É provável que as mudanças climáticas também tenham tido alguma influência. A atmosfera se aqueceu cerca de 1,3 grau Celsius desde os tempos pré-industriais. À medida que o ar se aquece, a quantidade de vapor de água que pode reter também aumenta – cerca de 7% a mais de água para cada grau.

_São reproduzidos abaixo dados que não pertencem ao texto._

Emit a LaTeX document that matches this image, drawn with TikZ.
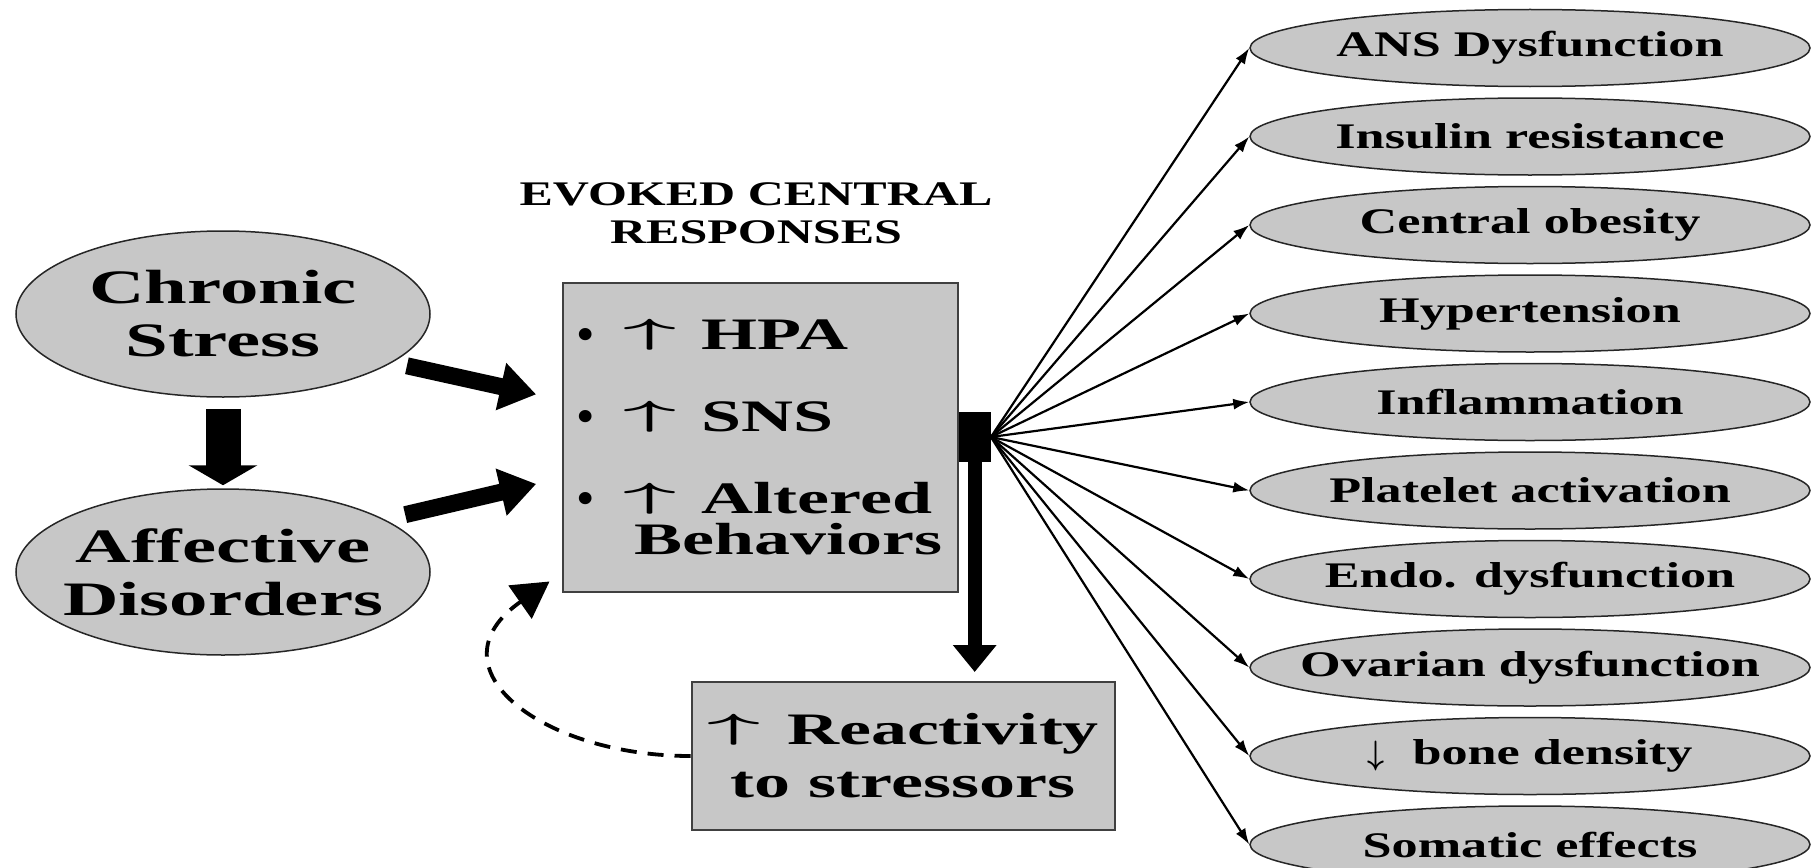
\documentclass[tikz,border=0pt]{standalone}
\usepackage{amsmath}
\usepackage{fontspec}
\setmainfont{Liberation Serif}[FakeStretch=1.6]
\newfontfamily\outfont{Liberation Serif}[FakeStretch=1.45]
\usepackage{tikz}
\usetikzlibrary{arrows.meta, positioning, shapes.geometric}

\newcommand{\upar}{\resizebox{53pt}{31pt}{\raisebox{\depth}{$\boldsymbol{\uparrow}$}}}
\newcommand{\downar}{\raisebox{-6pt}{\resizebox{17pt}{30pt}{\raisebox{\depth}{$\boldsymbol{\downarrow}$}}}}
\newcommand{\bulletmark}{\scalebox{0.65}[1]{•}}

\begin{document}
\begin{tikzpicture}[
    x=1pt, y=-1pt,
    node distance=10pt,
    cause/.style={
        ellipse,
        draw=black!85,
        fill=black!22,
        line width=1.5pt,
        inner xsep=-20pt,
        minimum width=414pt,
        minimum height=166pt,
        align=center,
        font=\fontsize{48}{53}\selectfont\bfseries
    },
    outcome/.style={
        ellipse,
        draw=black!85,
        fill=black!22,
        line width=1.5pt,
        inner xsep=-40pt,
        minimum width=560pt,
        minimum height=77pt,
        font=\outfont\fontsize{36}{40}\selectfont\bfseries
    },
    panel/.style={
        rectangle,
        draw=black!75,
        fill=black!22,
        line width=2pt,
        font=\fontsize{45}{41}\selectfont\bfseries
    },
    fat/.style={line width=17pt, -{Triangle[length=36pt,width=46pt]}},
    ray/.style={line width=2.2pt, -{Latex[length=16pt,width=11pt]}},
    feedback/.style={line width=3.8pt, dash pattern=on 16pt off 11pt, -{Triangle[length=36pt,width=40pt]}}
]
\useasboundingbox (0,0) rectangle (1819,867);

\node[font=\outfont\fontsize{34.5}{38}\selectfont\bfseries, align=center] (title) at (756,213) {EVOKED CENTRAL\\RESPONSES};

\node[cause] (chronic) at (223,314) {Chronic\\Stress};
\node[cause] (affective) at (223,572) {Affective\\Disorders};

\node[panel, minimum width=395pt, minimum height=309pt, align=left] (evoked) at (760,437)
    {\bulletmark\hspace{30pt}\upar\hspace{25pt}HPA\\[41pt]
     \bulletmark\hspace{30pt}\upar\hspace{25pt}SNS\\[41pt]
     \bulletmark\hspace{30pt}\upar\hspace{25pt}Altered\\
     \hspace*{57pt}Behaviors};
\node[rectangle, fill=black, inner sep=0pt, minimum width=32pt, minimum height=50pt, right=0pt of evoked] (hub) {};

\node[panel, minimum width=423pt, minimum height=148pt, align=center, font=\fontsize{45}{53}\selectfont\bfseries] (react) at (903,756)
    {\upar\hspace{27pt}Reactivity\\to stressors};

\node[outcome] (o1) at (1530,48) {ANS Dysfunction};
\node[outcome, below=of o1] (o2) {Insulin resistance};
\node[outcome, below=of o2] (o3) {Central obesity};
\node[outcome, below=of o3] (o4) {Hypertension};
\node[outcome, below=of o4] (o5) {Inflammation};
\node[outcome, below=of o5] (o6) {Platelet activation};
\node[outcome, below=of o6] (o7) {Endo. dysfunction};
\node[outcome, below=of o7] (o8) {Ovarian dysfunction};
\node[outcome, below=of o8] (o9) {\downar\hspace{28pt}bone density};
\node[outcome, below=of o9] (o10) {Somatic effects};

\draw[line width=35pt, -{Triangle[length=20pt,width=68pt]}, shorten <=11pt, shorten >=3pt] (chronic) -- (affective);
\draw[fat, shorten <=15pt, shorten >=26pt] (chronic.-16) -- ([yshift=37pt]evoked.west);
\draw[fat, shorten <=21pt, shorten >=26pt] (affective.18) -- ([yshift=-41pt]evoked.west);

\draw[line width=14pt, -{Triangle[length=27pt,width=42pt]}, shorten >=9pt] (hub.south) -- (hub.south |- react.north);
\foreach \i in {1,...,10}
    \draw[ray] (hub.east) -- (o\i.west);

\draw[feedback] (react.west) to[out=180, in=215, looseness=1.7] ([xshift=-12pt, yshift=11pt]evoked.south west);

\end{tikzpicture}
\end{document}
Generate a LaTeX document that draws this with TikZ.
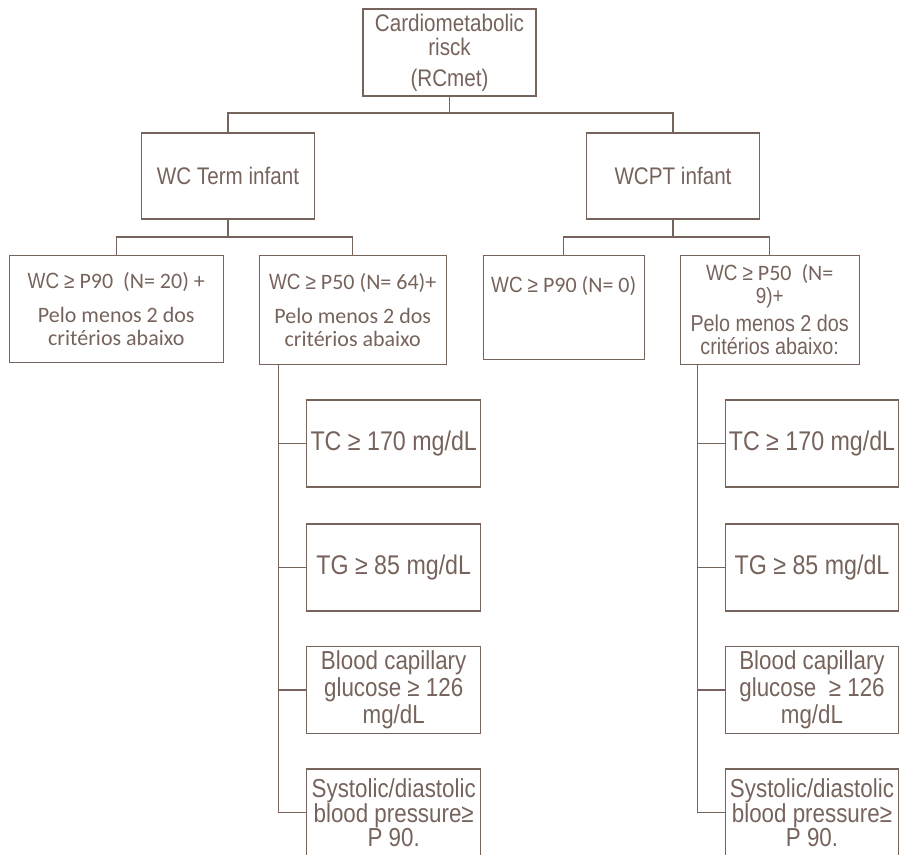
\documentclass[tikz,border=0pt]{standalone}
\usepackage{fontspec}
\setmainfont{Liberation Sans}[FakeStretch=0.86]
\newfontfamily\arn{Liberation Sans}[FakeStretch=0.86]
\newfontfamily\calfont{Carlito}
\definecolor{ink}{RGB}{118,100,92}
\newcommand\wcx{{\arn WC}}
\newcommand\gex{{\arn ≥}}
\begin{document}
\begin{tikzpicture}[x=1pt,y=-1pt,
  box/.style={draw=ink,line width=1.1pt,inner sep=0pt,align=center,text=ink},
  wire/.style={draw=ink,line width=1.1pt},
  headf/.style={font=\fontsize{24}{24}\selectfont},
  calf/.style={font=\calfont\fontsize{22}{23}\selectfont},
  crit/.style={box,minimum width=174pt,minimum height=87pt}]
\useasboundingbox (0,0) rectangle (899,854);

% level 1
\node[box,headf,minimum width=173pt,minimum height=87pt] (top) at (449.5,52.5)
  {Cardiometabolic\\ risck\\[7pt] (RCmet)};

% level 2
\node[box,headf,minimum width=173pt,minimum height=86pt] (term) at (228,176) {WC Term infant};
\node[box,headf,minimum width=173pt,minimum height=86pt] (pt) at (673,176) {WCPT infant};

% level 3
\node[box,calf,minimum width=214pt,minimum height=107.5pt] (a1) at (116.3,309)
  {\wcx{} \gex{} P90\ \ (N= 20) +\\[11pt] Pelo menos 2 dos\\ critérios abaixo};
\node[box,calf,minimum width=187pt,minimum height=108.7pt] (a2) at (352.7,309.7)
  {\wcx{} \gex{} P50 (N= 64)+\\[11pt] Pelo menos 2 dos\\ critérios abaixo};
\node[box,calf,minimum width=161pt,minimum height=104pt] (b1) at (563.7,307.2)
  {\wcx{} \gex{} P90 (N= 0)\\[22pt] \mbox{}};
\node[box,calf,minimum width=179pt,minimum height=108.7pt] (b2) at (769.7,309.7)
  {\wcx{} \gex{} P50\ \ (N=\\ \arn 9)+\\[5pt] \arn\fontsize{23}{25}\selectfont Pelo menos 2 dos\\ \arn\fontsize{23}{25}\selectfont critérios abaixo:};

% criteria, left
\node[crit,font=\fontsize{27}{27}\selectfont] (ltc) at (393.7,443.5) {TC ≥ 170 mg/dL};
\node[crit,font=\fontsize{27}{27}\selectfont] (ltg) at (393.7,567.5) {TG ≥ 85 mg/dL};
\node[crit,font=\fontsize{26}{27}\selectfont] (lbl) at (393.7,690) {Blood capillary\\ glucose ≥ 126\\ mg/dL};
\node[crit,font=\fontsize{26}{24}\selectfont] (lsy) at (393.7,812.5) {Systolic/diastolic\\ blood pressure≥\\ P 90.};

% criteria, right
\node[crit,minimum width=172.6pt,font=\fontsize{27}{27}\selectfont] (rtc) at (812,443.5) {TC ≥ 170 mg/dL};
\node[crit,minimum width=172.6pt,font=\fontsize{27}{27}\selectfont] (rtg) at (812,567.5) {TG ≥ 85 mg/dL};
\node[crit,minimum width=172.6pt,font=\fontsize{26}{27}\selectfont] (rbl) at (812,690) {Blood capillary\\ glucose\ \ ≥ 126\\ mg/dL};
\node[crit,minimum width=172.6pt,font=\fontsize{26}{24}\selectfont] (rsy) at (812,812.5) {Systolic/diastolic\\ blood pressure≥\\ P 90.};

% connectors
\coordinate (h0) at (0,113);
\coordinate (h1) at (0,237);
\draw[wire] (top.south) -- (top.south |- h0);
\draw[wire] (term.north) -- (term.north |- h0) -- (pt.north |- h0) -- (pt.north);
\draw[wire] (term.south) -- (term.south |- h1);
\draw[wire] (a1.north) -- (a1.north |- h1) -- (a2.north |- h1) -- (a2.north);
\draw[wire] (pt.south) -- (pt.south |- h1);
\draw[wire] (b1.north) -- (b1.north |- h1) -- (b2.north |- h1) -- (b2.north);

\coordinate (tl) at (278.3,0);
\draw[wire] (a2.south -| tl) -- (tl |- lsy.west) -- (lsy.west);
\foreach \n in {ltc,ltg,lbl} \draw[wire] (tl |- \n.west) -- (\n.west);

\coordinate (tr) at (697.7,0);
\draw[wire] (b2.south -| tr) -- (tr |- rsy.west) -- (rsy.west);
\foreach \n in {rtc,rtg,rbl} \draw[wire] (tr |- \n.west) -- (\n.west);
\end{tikzpicture}
\end{document}
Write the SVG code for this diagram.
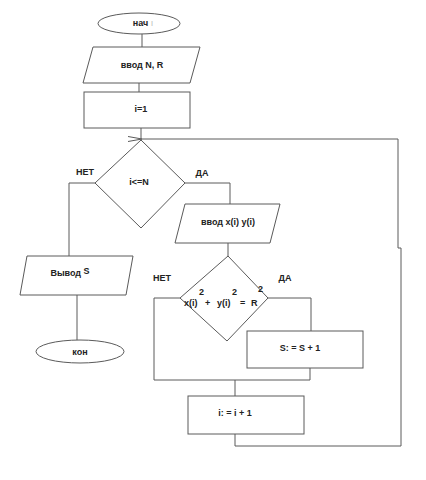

Isso significa maior precipitação em muitos lugares.

O fenômeno El Niño foi recentemente identificado como contribuinte para os baixos níveis de água no Canal do Panamá e, em combinação com a mudança climática, agravou as enchentes catastróficas em Dubai e nos Emirados Árabes Unidos.

Embora o El Niño e o aquecimento global sejam fundamentais para entender as enchentes, “em primeiro lugar estão as alterações climáticas”, disse Michael McPhaden, cientista sênior no Laboratório Ambiental Marinho do Pacífico, da Administração Nacional Oceânica e Atmosférica dos EUA.

“Os humanos estão lançando cada vez mais gases de efeito estufa na atmosfera”, disse McPhaden. “E isso está levando não apenas ao aumento das temperaturas globais, mas também a eventos climáticos mais extremos, chuvas mais intensas, secas mais severas.”

Desvendar as principais influências nas enchentes no Rio Grande do Sul levará algum tempo, à medida que especialistas avaliam o desastre. Kruczkiewicz disse que tentará entender melhor quanto da inundação em Porto Alegre veio de chuva urbana e quanto veio de enchentes fluviais que ocorreram a dezenas ou centenas de quilômetros rio acima.

“Estamos vendo mais situações em que temos diferentes tipos de enchentes ocorrendo ao mesmo tempo”, disse ele. Ele chamou isso de “uma preocupação crescente”, particularmente para áreas metropolitanas em crescimento, como a Grande Porto Alegre.

Na noite de terça, Leite disse que o governo estadual está começando a elaborar um plano habitacional para abrigar famílias que perderam tudo. O estado pediu ao governo federal que emprestasse pessoal e veículos da Força Nacional para enfrentar um surto de saques e outros crimes.

Quando a crise mais imediata se dissipar, as autoridades também olharão para trás para ver como os sistemas de emergência podem ser melhorados para minimizar as perdas quando as chuvas voltarem.